I was planning to start recording a track by the end of the year, but I don’t know if it’s going to happen or not. Because I may have to choose between recording a track and going home for Christmas with my family.

Income Is Unchanged, Costs and Worries Rise

Betty Jones, 79, a retired social work administrator, lives in Stuyvesant Town, in Manhattan:

I live on a fixed income to the extent that I get Social Security and then I get a small federal pension from my husband, who died in 1999. Then I get a monthly check from my retirement plan.

Those three checks add up to about $5,000 a month — about $2,000 a month short for covering my expenses. My basic yearly expenses are $60,000 to $65,000 but other things come up. I fortunately have some other savings my husband and I put aside, and that’s how I make up the difference.

Rent has gone up. The cost of food is up. I have RCN for cable and phone and that’s gone up. So I really have to budget more carefully now.

I just came back from Rwanda. It cost about $5,000, for 10 days. I went with People to People, to volunteer in orphanages and vocational training programs for young people. I came back wondering what’s happening to my money. It was right in the middle of the week when the market crisis was happening. I was worrying, “What about my money-market at Citibank?” I get my statements and I’m getting poorer and poorer. I’ve lost about $40,000 or $50,000 in the past few months.

The money has to last a long time. I expect to keep ticking.

I’m not nearly as frightened as some of my friends. But I won’t spend $5,000 for another trip right away. Having been a part of the Depression as a child, I worry about what happens on Wall Street. I wonder, “My God, are we going to live through that again? Is everything going to collapse around me?”

I haven’t taken any of my money out of the market yet. Where do I put it, under the mattress?

Restoring Hot Lunches, At the Expense of Jobs

Stanley Richards, 47, is chief operating officer of the Fortune Society, a nonprofit organization in Long Island City, Queens, which helps former convicts find jobs and housing:

Our budget is about $14 million. Ninety percent of our contributions come from government funding and the rest is mostly foundations. We’re already feeling the pinch. We’ve talked about the worst-case scenario and what programs we absolutely can’t cut. The cuts will come down on the drug treatment side, on the housing side, for the next few years.

This year for the first time, the city gave us a 50 percent cut in a contract that had started in January. It was already August — the year was more than half over — so we had to end the program immediately and go through a series of steps to recoup the money we’d already spent past July 1.

Also, we had a discharge-planning program — for prisoners who are going to be released soon.
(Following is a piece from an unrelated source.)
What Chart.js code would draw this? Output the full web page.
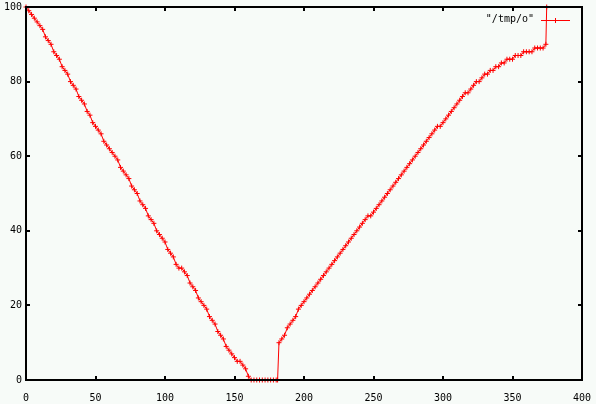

The Department of Corrections stopped funding it, so we’ve canceled that.

We’re looking at a minimum of a 5 percent cut from the city. State contracts will be cut worse. We expect notification any day now. A funder at the city Department of Health and Mental Hygiene told us to be prepared for our AIDS housing funding to be cut by two-thirds, from about $1.6 million a year to $600,000.

Two foundations have told us that their portfolio is in trouble. One is cutting back their contribution this year and the other told us to reapply and ask for less.

We wiped out our hot lunches earlier this year, but we’ve decided that has to stay, and so we’re going to bring it back and have layoffs. The food program, for some of these people who come in — some of them have kids — it’s the only meal of the day. Right now we’re serving peanut butter and jelly and what they call “jail soup,” which is dry packets.

Earlier this year, we laid off 21 people — about 10 percent of our staff. It’s very personal for me. A lot of people who work here are former inmates. This is the first place they come when no one else wants to hire them. I started here in 1991 as a counselor. Prior to that, I’d been in prison several times, for robbery the last time, a four-and-a-half year term.